> Task requirements:
Strip the pictures and reproduce the rest of the listing exactly.

> Dataset section:
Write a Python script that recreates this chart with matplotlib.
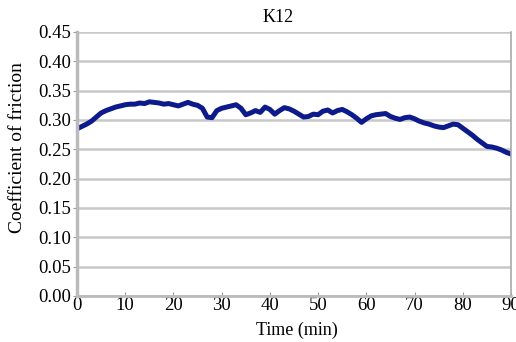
import matplotlib.pyplot as plt

# Friction coefficient vs time, sample K12 (1 per minute)
time_min = list(range(0, 91))
cof = [
    0.285, 0.289, 0.293, 0.298, 0.305, 0.312, 0.316, 0.319, 0.322, 0.324,
    0.326, 0.327, 0.327, 0.329, 0.328, 0.331, 0.330, 0.329, 0.327, 0.328,
    0.326, 0.324, 0.327, 0.330, 0.327, 0.325, 0.320, 0.305, 0.304, 0.316,
    0.320, 0.322, 0.324, 0.326, 0.320, 0.309, 0.312, 0.316, 0.313, 0.322,
    0.318, 0.310, 0.316, 0.321, 0.319, 0.315, 0.310, 0.305, 0.306, 0.310,
    0.309, 0.315, 0.317, 0.312, 0.316, 0.318, 0.314, 0.309, 0.303, 0.296,
    0.302, 0.307, 0.309, 0.310, 0.311, 0.306, 0.303, 0.301, 0.304, 0.305,
    0.302, 0.298, 0.295, 0.293, 0.290, 0.288, 0.287, 0.290, 0.293, 0.292,
    0.286, 0.280, 0.274, 0.267, 0.261, 0.255, 0.254, 0.252, 0.249, 0.245,
    0.242,
]
x_ticks = [0, 10, 20, 30, 40, 50, 60, 70, 80, 90]
y_ticks = [0.00, 0.05, 0.10, 0.15, 0.20, 0.25, 0.30, 0.35, 0.40, 0.45]

plt.rcParams["font.family"] = ["Liberation Serif", "DejaVu Serif"]

fig = plt.figure(figsize=(5.16, 3.42), dpi=100)
ax = fig.add_axes([77 / 516, 46 / 342, 434 / 516, 264 / 342])

ax.plot(time_min, cof, color="#0d1a8c", linewidth=3.6, solid_joinstyle="round")

ax.set_xlim(0, 90)
ax.set_ylim(0, 0.45)
ax.set_xticks(x_ticks)
ax.set_yticks(y_ticks)
ax.set_yticklabels([f"{v:.2f}" for v in y_ticks])
ax.tick_params(axis="both", labelsize=13.5, colors="#999999", labelcolor="black")
ax.tick_params(axis="x", direction="in", length=3, pad=1)
ax.tick_params(axis="y", direction="out", length=3, pad=1)

ax.grid(axis="y", color="#c8c8c8", linewidth=1.8)
ax.set_axisbelow(True)
ax.spines["top"].set_visible(False)
ax.spines["left"].set_color("#bbbbbb")
ax.spines["left"].set_linewidth(2.5)
ax.spines["bottom"].set_color("#bbbbbb")
ax.spines["bottom"].set_linewidth(2.0)
ax.spines["right"].set_color("#aaaaaa")
ax.spines["right"].set_linewidth(1.2)

fig.text(278 / 516, 1 - 17 / 342, "K12", ha="center", va="center", fontsize=13)
fig.text(297 / 516, 1 - 330 / 342, "Time (min)", ha="center", va="center", fontsize=13)
fig.text(18 / 516, 1 - 148 / 342, "Coefficient of friction", ha="center", va="center",
         rotation=90, fontsize=14)

fig.savefig("out.png", dpi=100)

> The response:
Write a Python script that recreates this chart with matplotlib.
import matplotlib.pyplot as plt

# Friction coefficient vs time, sample K12 (1 per minute)
time_min = list(range(0, 91))
cof = [
    0.285, 0.289, 0.293, 0.298, 0.305, 0.312, 0.316, 0.319, 0.322, 0.324,
    0.326, 0.327, 0.327, 0.329, 0.328, 0.331, 0.330, 0.329, 0.327, 0.328,
    0.326, 0.324, 0.327, 0.330, 0.327, 0.325, 0.320, 0.305, 0.304, 0.316,
    0.320, 0.322, 0.324, 0.326, 0.320, 0.309, 0.312, 0.316, 0.313, 0.322,
    0.318, 0.310, 0.316, 0.321, 0.319, 0.315, 0.310, 0.305, 0.306, 0.310,
    0.309, 0.315, 0.317, 0.312, 0.316, 0.318, 0.314, 0.309, 0.303, 0.296,
    0.302, 0.307, 0.309, 0.310, 0.311, 0.306, 0.303, 0.301, 0.304, 0.305,
    0.302, 0.298, 0.295, 0.293, 0.290, 0.288, 0.287, 0.290, 0.293, 0.292,
    0.286, 0.280, 0.274, 0.267, 0.261, 0.255, 0.254, 0.252, 0.249, 0.245,
    0.242,
]
x_ticks = [0, 10, 20, 30, 40, 50, 60, 70, 80, 90]
y_ticks = [0.00, 0.05, 0.10, 0.15, 0.20, 0.25, 0.30, 0.35, 0.40, 0.45]

plt.rcParams["font.family"] = ["Liberation Serif", "DejaVu Serif"]

fig = plt.figure(figsize=(5.16, 3.42), dpi=100)
ax = fig.add_axes([77 / 516, 46 / 342, 434 / 516, 264 / 342])

ax.plot(time_min, cof, color="#0d1a8c", linewidth=3.6, solid_joinstyle="round")

ax.set_xlim(0, 90)
ax.set_ylim(0, 0.45)
ax.set_xticks(x_ticks)
ax.set_yticks(y_ticks)
ax.set_yticklabels([f"{v:.2f}" for v in y_ticks])
ax.tick_params(axis="both", labelsize=13.5, colors="#999999", labelcolor="black")
ax.tick_params(axis="x", direction="in", length=3, pad=1)
ax.tick_params(axis="y", direction="out", length=3, pad=1)

ax.grid(axis="y", color="#c8c8c8", linewidth=1.8)
ax.set_axisbelow(True)
ax.spines["top"].set_visible(False)
ax.spines["left"].set_color("#bbbbbb")
ax.spines["left"].set_linewidth(2.5)
ax.spines["bottom"].set_color("#bbbbbb")
ax.spines["bottom"].set_linewidth(2.0)
ax.spines["right"].set_color("#aaaaaa")
ax.spines["right"].set_linewidth(1.2)

fig.text(278 / 516, 1 - 17 / 342, "K12", ha="center", va="center", fontsize=13)
fig.text(297 / 516, 1 - 330 / 342, "Time (min)", ha="center", va="center", fontsize=13)
fig.text(18 / 516, 1 - 148 / 342, "Coefficient of friction", ha="center", va="center",
         rotation=90, fontsize=14)

fig.savefig("out.png", dpi=100)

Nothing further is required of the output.